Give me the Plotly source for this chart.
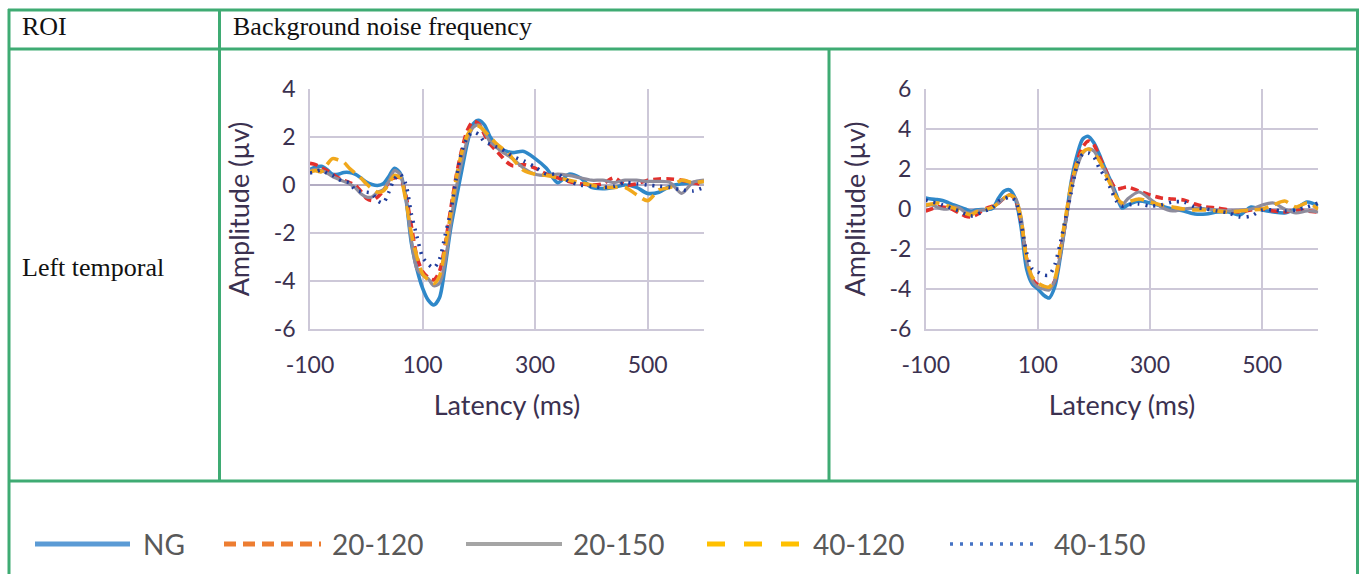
import plotly.graph_objects as go

W, H = 1360, 574

# ---------------- data ----------------
latency = list(range(-100, 261, 10)) + list(range(280, 601, 20))

series_names = ["NG", "20-120", "20-150", "40-120", "40-150"]

left_ng = [0.65, 0.75, 0.78, 0.65, 0.45, 0.45, 0.52, 0.52, 0.45, 0.3,
           0.12, 0.02, -0.02, 0.05, 0.35, 0.7, 0.5, -0.5, -2.4, -3.5,
           -4.3, -4.8, -5.0, -4.7, -3.4, -1.8, -0.55, 0.65, 1.8, 2.55,
           2.7, 2.5, 2.0, 1.7, 1.5, 1.4, 1.35,
           1.4, 1.1, 0.7, 0.1, 0.45, 0.3, -0.1, -0.15, -0.1, 0.0, -0.1, -0.35, -0.3, -0.05, 0.05, 0.1, 0.15]
left_20_120 = [0.9, 0.85, 0.72, 0.6, 0.45, 0.3, 0.2, 0.1, 0.0, -0.25,
               -0.55, -0.65, -0.5, -0.25, 0.1, 0.3, 0.3, -0.4, -1.7, -3.0,
               -3.6, -3.85, -3.95, -3.6, -2.5, -1.0, 0.4, 1.5, 2.3, 2.65,
               2.55, 2.1, 1.7, 1.45, 1.2, 0.95, 0.8,
               0.85, 0.7, 0.45, 0.3, 0.15, 0.05, 0.0, 0.05, 0.3, 0.0, 0.05, 0.2, 0.25, 0.25, 0.2, 0.1, 0.0]
left_20_150 = [0.6, 0.65, 0.6, 0.5, 0.35, 0.25, 0.15, 0.05, -0.1, -0.35,
               -0.5, -0.5, -0.3, -0.2, 0.15, 0.6, 0.45, -0.5, -2.3, -3.5,
               -3.75, -3.9, -4.2, -4.1, -3.2, -1.6, -0.1, 1.0, 1.9, 2.4,
               2.5, 2.2, 1.8, 1.6, 1.4, 1.25, 1.1,
               0.7, 0.45, 0.4, 0.45, 0.4, 0.3, 0.2, 0.2, 0.1, 0.2, 0.2, 0.15, 0.15, 0.1, -0.35, 0.1, 0.2]
left_40_120 = [0.55, 0.6, 0.55, 0.85, 1.1, 1.05, 0.95, 0.7, 0.5, 0.3,
               0.05, -0.15, -0.3, -0.25, 0.05, 0.4, 0.3, -0.6, -2.0, -3.0,
               -3.7, -3.95, -4.1, -3.8, -2.6, -1.2, 0.3, 1.4, 2.1, 2.4,
               2.45, 2.25, 2.0, 1.75, 1.55, 1.4, 1.1,
               0.6, 0.45, 0.4, 0.3, 0.2, 0.1, 0.0, -0.1, -0.1, -0.1, -0.4, -0.65, -0.2, -0.1, 0.2, 0.1, 0.15]
left_40_150 = [0.5, 0.55, 0.62, 0.5, 0.4, 0.25, 0.14, 0.1, -0.2, -0.28,
               -0.3, -0.35, -0.65, -0.75, -0.3, 0.25, 0.45, 0.05, -1.2, -2.15,
               -3.0, -3.3, -3.45, -3.1, -2.1, -1.1, 0.3, 1.4, 2.0, 2.2,
               2.1, 1.8, 1.7, 1.6, 1.5, 1.35, 1.2,
               1.0, 0.75, 0.45, 0.45, 0.15, 0.0, -0.05, -0.1, -0.05, 0.1, 0.05, 0.0, -0.05, -0.1, -0.2, -0.25, -0.1]

right_ng = [0.55, 0.5, 0.47, 0.42, 0.32, 0.2, 0.1, 0.0, -0.12, -0.05,
            -0.03, -0.03, 0.05, 0.55, 0.9, 0.95, 0.5, -0.9, -3.0, -3.75,
            -4.0, -4.3, -4.45, -3.9, -2.4, -0.5, 1.45, 2.7, 3.5, 3.63,
            3.3, 2.7, 2.0, 1.4, 0.7, 0.05, 0.2,
            0.4, 0.3, 0.15, 0.0, -0.1, -0.25, -0.25, -0.15, -0.15, -0.3, 0.1, -0.05, -0.15, -0.2, 0.0, 0.35, 0.15]
right_20_120 = [-0.1, 0.0, 0.1, 0.1, 0.05, -0.05, -0.2, -0.35, -0.4, -0.3,
                -0.1, 0.05, 0.15, 0.3, 0.55, 0.7, 0.45, -0.6, -2.5, -3.5,
                -3.8, -3.95, -4.0, -3.6, -2.2, -0.5, 1.2, 2.4, 3.1, 3.4,
                3.2, 2.6, 2.0, 1.4, 1.0, 1.05, 1.1,
                0.9, 0.7, 0.55, 0.5, 0.45, 0.25, 0.1, 0.05, -0.05, -0.15, -0.05, 0.0, -0.1, -0.15, -0.05, -0.1, -0.15]
right_20_150 = [0.15, 0.2, 0.1, 0.0, 0.0, 0.1, 0.05, -0.15, -0.2, -0.1,
                -0.05, 0.0, 0.1, 0.3, 0.55, 0.7, 0.55, -0.4, -2.6, -3.6,
                -3.9, -4.0, -4.05, -3.6, -2.3, -0.6, 1.0, 2.1, 2.8, 3.0,
                2.9, 2.4, 1.9, 1.3, 0.6, 0.2, 0.5,
                0.85, 0.5, 0.1, -0.1, 0.0, 0.05, 0.0, -0.05, -0.1, -0.05, 0.0, 0.2, 0.3, 0.0, -0.2, -0.1, -0.15]
right_40_120 = [0.2, 0.25, 0.3, 0.25, 0.15, 0.05, -0.1, -0.2, -0.3, -0.15,
                -0.05, 0.0, 0.1, 0.3, 0.55, 0.7, 0.5, -0.5, -2.5, -3.4,
                -3.7, -3.85, -3.9, -3.5, -2.0, -0.3, 1.3, 2.3, 2.85, 3.0,
                2.8, 2.4, 1.8, 1.2, 0.6, 0.3, 0.35,
                0.5, 0.35, 0.2, 0.1, 0.0, -0.05, -0.05, -0.1, -0.15, -0.1, -0.05, 0.0, 0.2, 0.4, 0.1, 0.3, 0.0]
right_40_150 = [0.45, 0.35, 0.3, 0.2, 0.1, 0.0, -0.1, -0.25, -0.35, -0.3,
                -0.15, -0.05, 0.1, 0.4, 0.5, 0.6, 0.4, -0.7, -2.2, -3.0,
                -3.15, -3.3, -3.3, -2.8, -1.7, -0.4, 0.9, 2.2, 2.75, 2.8,
                2.6, 2.0, 1.6, 1.0, 0.4, 0.15, 0.2,
                0.25, 0.15, 0.2, 0.35, 0.35, 0.1, 0.0, -0.1, -0.2, -0.4, -0.35, -0.05, -0.05, -0.1, -0.05, 0.1, 0.3]

x_ticks = [-100, 100, 300, 500]
x_tick_labels = ["-100", "100", "300", "500"]
left_y_ticks = [4, 2, 0, -2, -4, -6]
left_y_labels = ["4", "2", "0", "-2", "-4", "-6"]
right_y_ticks = [6, 4, 2, 0, -2, -4, -6]
right_y_labels = ["6", "4", "2", "0", "-2", "-4", "-6"]

header_roi = "ROI"
header_bg = "Background noise frequency"
row_label = "Left temporal"
x_title = "Latency (ms)"
y_title = "Amplitude (µv)"

# ---------------- styles ----------------
curve_styles = {
    "NG": dict(color="#2f88c9", width=3.6, dash="solid"),
    "20-120": dict(color="#e2302c", width=3.6, dash="8px,5px"),
    "20-150": dict(color="#8e8c9c", width=3.2, dash="solid"),
    "40-120": dict(color="#f1a81c", width=3.6, dash="14px,7px"),
    "40-150": dict(color="#1f3c9c", width=3.6, dash="2px,6px"),
}
legend_styles = {
    "NG": dict(color="#5b9bd5", width=5, dash="solid"),
    "20-120": dict(color="#ed7d31", width=5, dash="12px,7px"),
    "20-150": dict(color="#a5a5a5", width=4, dash="solid"),
    "40-120": dict(color="#ffc000", width=5, dash="18px,19px"),
    "40-150": dict(color="#4472c4", width=3.5, dash="3px,7px"),
}

GREEN = "#3fab73"
AXIS_TXT = "#3b3150"
GRID = "#cdc8d8"
FONT = "Lato"
SERIF = "Liberation Serif"


def px_x(p):
    return p / W


def px_y(p):
    return 1 - p / H


fig = go.Figure()

left_data = [left_ng, left_20_120, left_20_150, left_40_120, left_40_150]
right_data = [right_ng, right_20_120, right_20_150, right_40_120, right_40_150]

for name, ys in zip(series_names, left_data):
    fig.add_trace(go.Scatter(x=latency, y=ys, mode="lines", name=name,
                             line=dict(shape="spline", smoothing=0.8, **curve_styles[name]),
                             showlegend=False, xaxis="x", yaxis="y"))
for name, ys in zip(series_names, right_data):
    fig.add_trace(go.Scatter(x=latency, y=ys, mode="lines", name=name,
                             line=dict(shape="spline", smoothing=0.8, **curve_styles[name]),
                             showlegend=False, xaxis="x2", yaxis="y2"))


def xaxis_style(domain, anchor):
    return dict(domain=domain, anchor=anchor, range=[-100, 600],
                tickvals=x_ticks, ticktext=x_tick_labels, automargin=False,
                showgrid=True, gridcolor=GRID, gridwidth=1.5, zeroline=False,
                showline=True, linecolor=GRID, linewidth=1.5,
                tickfont=dict(family=FONT, size=23, color=AXIS_TXT),
                ticklabelstandoff=15,
                title=dict(text=x_title, font=dict(family=FONT, size=27, color=AXIS_TXT), standoff=19),
                fixedrange=True)


def yaxis_style(domain, anchor, rng, ticks, labels):
    return dict(domain=domain, anchor=anchor, range=rng,
                tickvals=ticks, ticktext=labels, automargin=False,
                showgrid=True, gridcolor=GRID, gridwidth=1.5,
                zeroline=True, zerolinecolor="#b3adc3", zerolinewidth=1.5,
                showline=True, linecolor=GRID, linewidth=1.5,
                tickfont=dict(family=FONT, size=23, color=AXIS_TXT),
                ticklabelstandoff=8,
                title=dict(text=y_title, font=dict(family=FONT, size=27, color=AXIS_TXT), standoff=16),
                fixedrange=True)


ydom = [px_y(329), px_y(89)]
fig.update_layout(
    width=W, height=H, margin=dict(l=0, r=0, t=0, b=0, autoexpand=False),
    paper_bgcolor="white", plot_bgcolor="white", showlegend=False,
    xaxis=xaxis_style([px_x(310), px_x(704)], "y"),
    yaxis=yaxis_style(ydom, "x", [-6, 4], left_y_ticks, left_y_labels),
    xaxis2=xaxis_style([px_x(925.7), px_x(1318.3)], "y2"),
    yaxis2=yaxis_style(ydom, "x2", [-6, 6], right_y_ticks, right_y_labels),
)

# ---------------- table frame ----------------
shapes = []


def hline(y, x0, x1):
    shapes.append(dict(type="line", xref="paper", yref="paper", x0=px_x(x0), x1=px_x(x1),
                       y0=px_y(y), y1=px_y(y), line=dict(color=GREEN, width=3)))


def vline(x, y0, y1):
    shapes.append(dict(type="line", xref="paper", yref="paper", x0=px_x(x), x1=px_x(x),
                       y0=px_y(y0), y1=px_y(y1), line=dict(color=GREEN, width=3)))


hline(10, 8, 1359)
hline(49, 8, 1359)
hline(481, 8, 1359)
vline(9, 9, 574)
vline(1357.5, 9, 574)
vline(219.5, 9, 481)
vline(829, 49, 481)

annotations = [
    dict(text=header_roi, x=px_x(20), y=px_y(27), xref="paper", yref="paper", xanchor="left",
         yanchor="middle", showarrow=False, font=dict(family=SERIF, size=26, color="#111111")),
    dict(text=header_bg, x=px_x(231), y=px_y(27), xref="paper", yref="paper", xanchor="left",
         yanchor="middle", showarrow=False, font=dict(family=SERIF, size=26, color="#111111")),
    dict(text=row_label, x=px_x(20), y=px_y(268), xref="paper", yref="paper", xanchor="left",
         yanchor="middle", showarrow=False, font=dict(family=SERIF, size=26, color="#111111")),
]

# ---------------- legend (in the bottom table row) ----------------
legend_pos = [(35, 130, 141), (224, 321, 330), (466, 562, 571), (707, 800, 811), (950, 1037, 1052)]
for name, (lx0, lx1, tx) in zip(series_names, legend_pos):
    st = legend_styles[name]
    shapes.append(dict(type="line", xref="paper", yref="paper", x0=px_x(lx0), x1=px_x(lx1),
                       y0=px_y(544), y1=px_y(544),
                       line=dict(color=st["color"], width=st["width"], dash=st["dash"])))
    annotations.append(dict(text=name, x=px_x(tx), y=px_y(544), xref="paper", yref="paper",
                            xanchor="left", yanchor="middle", showarrow=False,
                            font=dict(family=FONT, size=28, color="#595959")))

fig.update_layout(shapes=shapes, annotations=annotations)

fig.write_html("out.html", config={"displayModeBar": False},
               post_script="document.body.style.margin='0';document.body.style.overflow='hidden';")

───

## OBJECTIVE
Skip every picture and return the lines above from the top through the one that contains "-0.2, -0.25, -0.1]".

## REPLY TO THE EXERCISE
Give me the Plotly source for this chart.
import plotly.graph_objects as go

W, H = 1360, 574

# ---------------- data ----------------
latency = list(range(-100, 261, 10)) + list(range(280, 601, 20))

series_names = ["NG", "20-120", "20-150", "40-120", "40-150"]

left_ng = [0.65, 0.75, 0.78, 0.65, 0.45, 0.45, 0.52, 0.52, 0.45, 0.3,
           0.12, 0.02, -0.02, 0.05, 0.35, 0.7, 0.5, -0.5, -2.4, -3.5,
           -4.3, -4.8, -5.0, -4.7, -3.4, -1.8, -0.55, 0.65, 1.8, 2.55,
           2.7, 2.5, 2.0, 1.7, 1.5, 1.4, 1.35,
           1.4, 1.1, 0.7, 0.1, 0.45, 0.3, -0.1, -0.15, -0.1, 0.0, -0.1, -0.35, -0.3, -0.05, 0.05, 0.1, 0.15]
left_20_120 = [0.9, 0.85, 0.72, 0.6, 0.45, 0.3, 0.2, 0.1, 0.0, -0.25,
               -0.55, -0.65, -0.5, -0.25, 0.1, 0.3, 0.3, -0.4, -1.7, -3.0,
               -3.6, -3.85, -3.95, -3.6, -2.5, -1.0, 0.4, 1.5, 2.3, 2.65,
               2.55, 2.1, 1.7, 1.45, 1.2, 0.95, 0.8,
               0.85, 0.7, 0.45, 0.3, 0.15, 0.05, 0.0, 0.05, 0.3, 0.0, 0.05, 0.2, 0.25, 0.25, 0.2, 0.1, 0.0]
left_20_150 = [0.6, 0.65, 0.6, 0.5, 0.35, 0.25, 0.15, 0.05, -0.1, -0.35,
               -0.5, -0.5, -0.3, -0.2, 0.15, 0.6, 0.45, -0.5, -2.3, -3.5,
               -3.75, -3.9, -4.2, -4.1, -3.2, -1.6, -0.1, 1.0, 1.9, 2.4,
               2.5, 2.2, 1.8, 1.6, 1.4, 1.25, 1.1,
               0.7, 0.45, 0.4, 0.45, 0.4, 0.3, 0.2, 0.2, 0.1, 0.2, 0.2, 0.15, 0.15, 0.1, -0.35, 0.1, 0.2]
left_40_120 = [0.55, 0.6, 0.55, 0.85, 1.1, 1.05, 0.95, 0.7, 0.5, 0.3,
               0.05, -0.15, -0.3, -0.25, 0.05, 0.4, 0.3, -0.6, -2.0, -3.0,
               -3.7, -3.95, -4.1, -3.8, -2.6, -1.2, 0.3, 1.4, 2.1, 2.4,
               2.45, 2.25, 2.0, 1.75, 1.55, 1.4, 1.1,
               0.6, 0.45, 0.4, 0.3, 0.2, 0.1, 0.0, -0.1, -0.1, -0.1, -0.4, -0.65, -0.2, -0.1, 0.2, 0.1, 0.15]
left_40_150 = [0.5, 0.55, 0.62, 0.5, 0.4, 0.25, 0.14, 0.1, -0.2, -0.28,
               -0.3, -0.35, -0.65, -0.75, -0.3, 0.25, 0.45, 0.05, -1.2, -2.15,
               -3.0, -3.3, -3.45, -3.1, -2.1, -1.1, 0.3, 1.4, 2.0, 2.2,
               2.1, 1.8, 1.7, 1.6, 1.5, 1.35, 1.2,
               1.0, 0.75, 0.45, 0.45, 0.15, 0.0, -0.05, -0.1, -0.05, 0.1, 0.05, 0.0, -0.05, -0.1, -0.2, -0.25, -0.1]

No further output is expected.